The LCH incorporates state-of-the-art technologies and systems along with stealth features such as visual, auditory, radar, and infrared signature reduction. It features a tandem design with extensive use of composites to reduce the overall weight of the helicopter. It has a reinforced structure that gives it significant crashworthiness for enhanced survivability. It will be deployed in combat roles in service of the nation for the next 3 to 4 decades.
|Criteria||HAL LCH||Eurocopter Tiger||CAIC Z-10|
|Boeing AH-64 Apache|
|Length||15.8 m||14.08 m||14.15 m||14.54 m||17.73 m|
|Height||4.70 m||3.83 m||3.85 m||3.4 m||3.87 m|
|Empty Weight||2,250 Kg||3,060 Kg||5,100 Kg||–||5,165 Kg|
|Max Takeoff weight||5,800 Kg||6,000 Kg||7,000 Kg||5,056 Kg||10,433 Kg|
|Powerplant||2 x Shakti Engines(HAL)||2 × MTR390 Turboshaft Engines||2 x WZ-9 Turboshaft Engines||2x LHTEC CTS800-4A Turboshaft Engines||2 x T700-GE-701 Turboshaft Engines|
|Max Speed||268 Km/h||290 Km/h||270 Km/h||281 Km/h||293 Km/h|
|Range||550 Km||800 Km||800 Km||537 Km||476 Km|
|Endurance||3 Hours and 10 minutes||–||–||3 Hours||3 Hours and 9 minutes|
|Service Ceiling||6,500 m||4,000 m||6,400 Km||4,572 Km||6,100 m|
|Hardpoints||4 and one gun turret||4 and one gun turret||4 and one gun turret||4 and one gun turret||6 and one gun turret|
It is armed with one 20mm M621 cannon or the Nexter THL-20 gun turret. It has 4 hardpoints that can carry an array of missiles, 70 mm rockets and bombs. It can carry 4 x 12 FZ275 Laser guided rockets. In the air to air mode it operates 4 x 2 French Mistral missiles. In the anti-tank role 4 x 4 Dhruvastra are planned to be integrated into the platform. For the time being the Nag/Helina air launched missile will be used. it also carries various unguided munition. These include cluster munition, unguided bombs and grenade launchers. It includes an Missile Approach and Warning System (MAWS). It integrates the SAAB radar and the laser warning systems. It uses the Elbit CoMPASS optoelectronic suite as the main targeting system of the aircraft and for other reconnaissance purposes.

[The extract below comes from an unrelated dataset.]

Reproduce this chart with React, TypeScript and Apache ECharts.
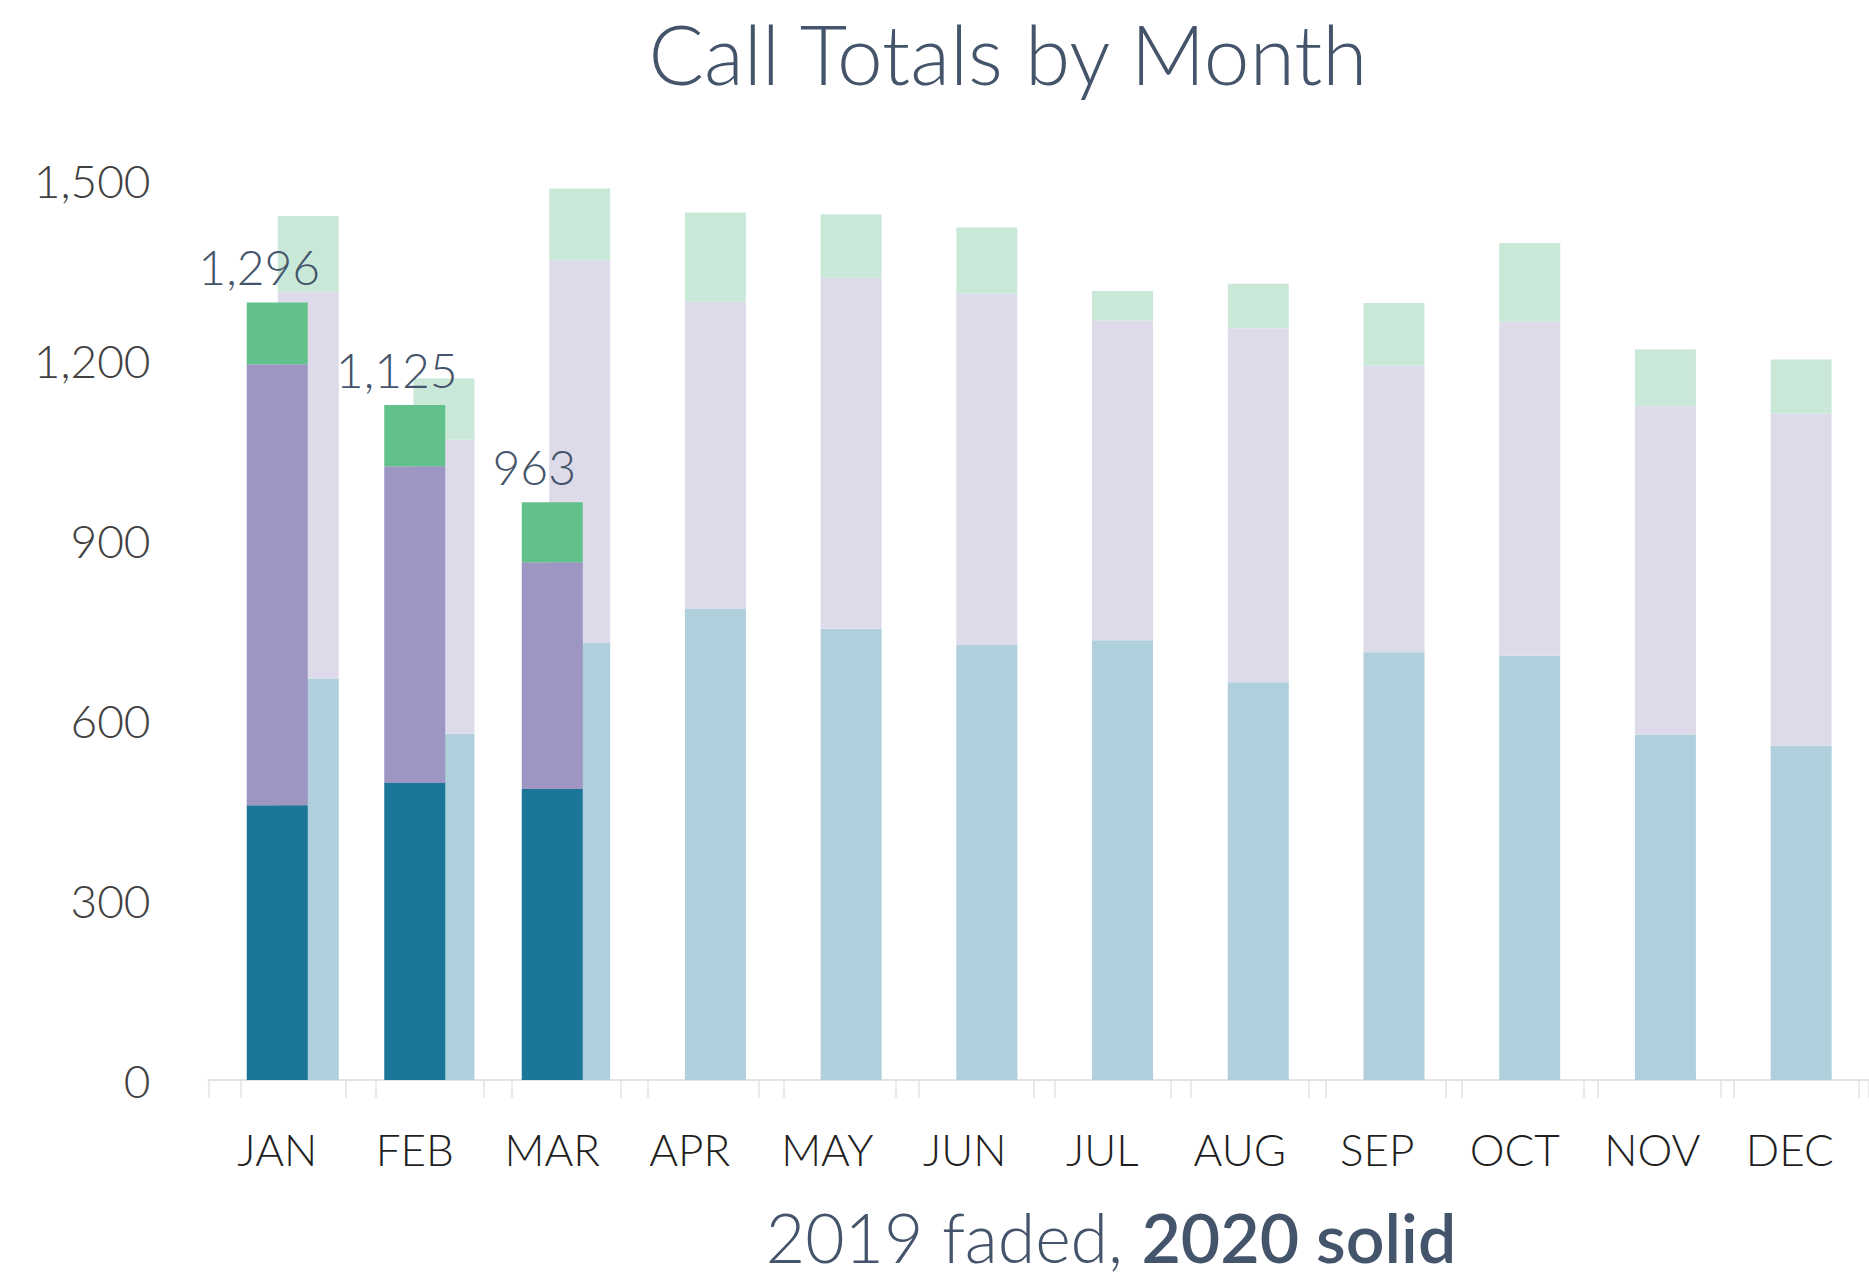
import React, { useEffect, useRef } from "react";
import * as echarts from "echarts";

const months = ["JAN", "FEB", "MAR", "APR", "MAY", "JUN", "JUL", "AUG", "SEP", "OCT", "NOV", "DEC"];

// 2020 (solid) – stacked segments, Jan–Mar only
const teal2020 = [458, 495, 485];
const purple2020 = [735, 528, 378];
const green2020 = [103, 102, 100];

// 2019 (faded) – stacked segments
const teal2019 = [669, 577, 729, 785, 752, 726, 733, 663, 713, 707, 576, 557];
const purple2019 = [645, 490, 637, 512, 585, 585, 533, 590, 478, 557, 547, 554];
const green2019 = [126, 102, 120, 149, 106, 110, 49, 74, 104, 131, 95, 90];

const yMin = 0;
const yMax = 1500;
const yStep = 300;

const FONT = "Lato, 'Open Sans', 'Noto Sans', sans-serif";

export default function App() {
  const ref = useRef<HTMLDivElement>(null);

  useEffect(() => {
    document.body.style.margin = "0";
    if (!ref.current) return;
    const chart = echarts.init(ref.current, null, { renderer: "svg" });

    const totals2020 = teal2020.map((v, i) => v + purple2020[i] + green2020[i]);
    const fmt = (v: number) => v.toLocaleString("en-US");

    const axisLineStyle = { color: "#e3e3e3", width: 2 };
    const tickStyle = { color: "#e3e3e3", width: 1.5 };

    const option: any = {
      animation: false,
      backgroundColor: "#ffffff",
      grid: [
        { left: 208.5, width: 1650, top: 180, height: 900 },
        { left: 240.4, width: 1632.6, top: 180, height: 900 },
      ],
      xAxis: [
        {
          type: "category",
          gridIndex: 0,
          data: months,
          axisLine: { show: true, lineStyle: axisLineStyle },
          axisTick: { show: true, length: 18, lineStyle: tickStyle },
          axisLabel: {
            fontSize: 44,
            fontFamily: FONT,
            fontWeight: 300,
            color: "#1f1f1f",
            margin: 47,
          },
        },
        {
          type: "category",
          gridIndex: 1,
          data: months,
          axisLine: { show: true, lineStyle: axisLineStyle },
          axisTick: { show: true, length: 18, lineStyle: tickStyle },
          axisLabel: { show: false },
        },
      ],
      yAxis: [
        {
          type: "value",
          gridIndex: 0,
          min: yMin,
          max: yMax,
          interval: yStep,
          splitLine: { show: false },
          axisLine: { show: false },
          axisTick: { show: false },
          axisLabel: {
            fontSize: 46,
            fontFamily: FONT,
            fontWeight: 300,
            color: "#404040",
            margin: 58,
            formatter: (v: number) => fmt(v),
          },
        },
        {
          type: "value",
          gridIndex: 1,
          min: yMin,
          max: yMax,
          interval: yStep,
          show: false,
          splitLine: { show: false },
        },
      ],
      series: [
        {
          name: "2019 A",
          type: "bar",
          xAxisIndex: 1,
          yAxisIndex: 1,
          stack: "y2019",
          barWidth: 61,
          z: 2,
          itemStyle: { color: "#b0cfdc" },
          data: teal2019,
        },
        {
          name: "2019 B",
          type: "bar",
          xAxisIndex: 1,
          yAxisIndex: 1,
          stack: "y2019",
          barWidth: 61,
          z: 2,
          itemStyle: { color: "#dddbe9" },
          data: purple2019,
        },
        {
          name: "2019 C",
          type: "bar",
          xAxisIndex: 1,
          yAxisIndex: 1,
          stack: "y2019",
          barWidth: 61,
          z: 2,
          itemStyle: { color: "#cae8d8" },
          data: green2019,
        },
        {
          name: "2020 A",
          type: "bar",
          xAxisIndex: 0,
          yAxisIndex: 0,
          stack: "y2020",
          barWidth: 61,
          z: 3,
          itemStyle: { color: "#1b7698" },
          data: teal2020,
        },
        {
          name: "2020 B",
          type: "bar",
          xAxisIndex: 0,
          yAxisIndex: 0,
          stack: "y2020",
          barWidth: 61,
          z: 3,
          itemStyle: { color: "#9d96c2" },
          data: purple2020,
        },
        {
          name: "2020 C",
          type: "bar",
          xAxisIndex: 0,
          yAxisIndex: 0,
          stack: "y2020",
          barWidth: 61,
          z: 3,
          itemStyle: { color: "#62c08a" },
          data: green2020,
          label: {
            show: true,
            position: "top",
            distance: 12,
            offset: [-18, 0],
            fontSize: 48,
            fontFamily: FONT,
            fontWeight: 300,
            color: "#44546a",
            formatter: (p: any) => fmt(totals2020[p.dataIndex]),
          },
        },
      ],
      graphic: [
        {
          type: "text",
          x: 1008,
          y: 53,
          style: {
            text: "Call Totals by Month",
            fontSize: 82,
            fontFamily: FONT,
            fontWeight: 300,
            fill: "#44546a",
            textAlign: "center",
            textVerticalAlign: "middle",
          },
        },
        {
          type: "text",
          x: 1111,
          y: 1236,
          style: {
            text: "{a|2019 faded, }{b|2020 solid}",
            textAlign: "center",
            textVerticalAlign: "middle",
            rich: {
              a: {
                fontSize: 68,
                fontFamily: FONT,
                fontWeight: 300,
                fill: "#44546a",
                color: "#44546a",
              },
              b: {
                fontSize: 68,
                fontFamily: FONT,
                fontWeight: 600,
                fill: "#44546a",
                color: "#44546a",
              },
            },
          },
        },
      ],
    };

    chart.setOption(option);
    return () => chart.dispose();
  }, []);

  return <div ref={ref} style={{ width: 1869, height: 1283 }} />;
}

Apart from these it utilises countermeasures like chaff and flares dispensers to evade enemy missiles.
Comparison With the HAL Rudra:
The HAL Light Combat Helicopter (LCH) is a derivative of the HAL Rudra helicopter and hence share many similarities with its parent program. The HAL Rudra is an armed version of the HAL Dhruv Helicopter. They share the same weapon package and most of the avionics on both the systems are same.
|Criteria||HAL LCH||HAL RUDRA|
|Length||15.8 m||15.87 m|
|Height||4.70 m||4.98 m|
|Empty Weight||2,250 Kg||–|
|Max Takeoff weight||5,800 Kg||5,800 Kg|
|Powerplant||2 x Shakti/Turbomeca – 1H1 (1,032 kW) Engines(HAL)||2 x Shakti/Turbomeca – 1H (1,068 kW) Engines(HAL)|
|Max Speed||268 Km/h||280 Km/h|
|Range||550 Km||590 Km|
|Endurance||3 Hours and 10 minutes||3.8 Hours|
|Service Ceiling||6,500 m||6,100 m|
|Hardpoints||4 and one gun turret||4 and one gun turret|
The IAF and the Indian Army were pleased with the performance of the LCH during the Galwan conflict earlier this year, and hence a procurement of 15 helicopters was done recently. Further orders are expected as both the IAF and the Indian Army need helicopters of this class. The LCH also has enormous export potential as it is cheaper when compared to its western counterparts and is a splendid platform. Recently Nigeria and several African countries have expressed interest in procuring the LCH. It has also given the Make in India initiative a considerable boost, and several cutting-edge technologies have been indigenised over its developmental cycle. Overall, it will bolster our nation’s security capabilities and give our forces a much-needed edge over our enemies.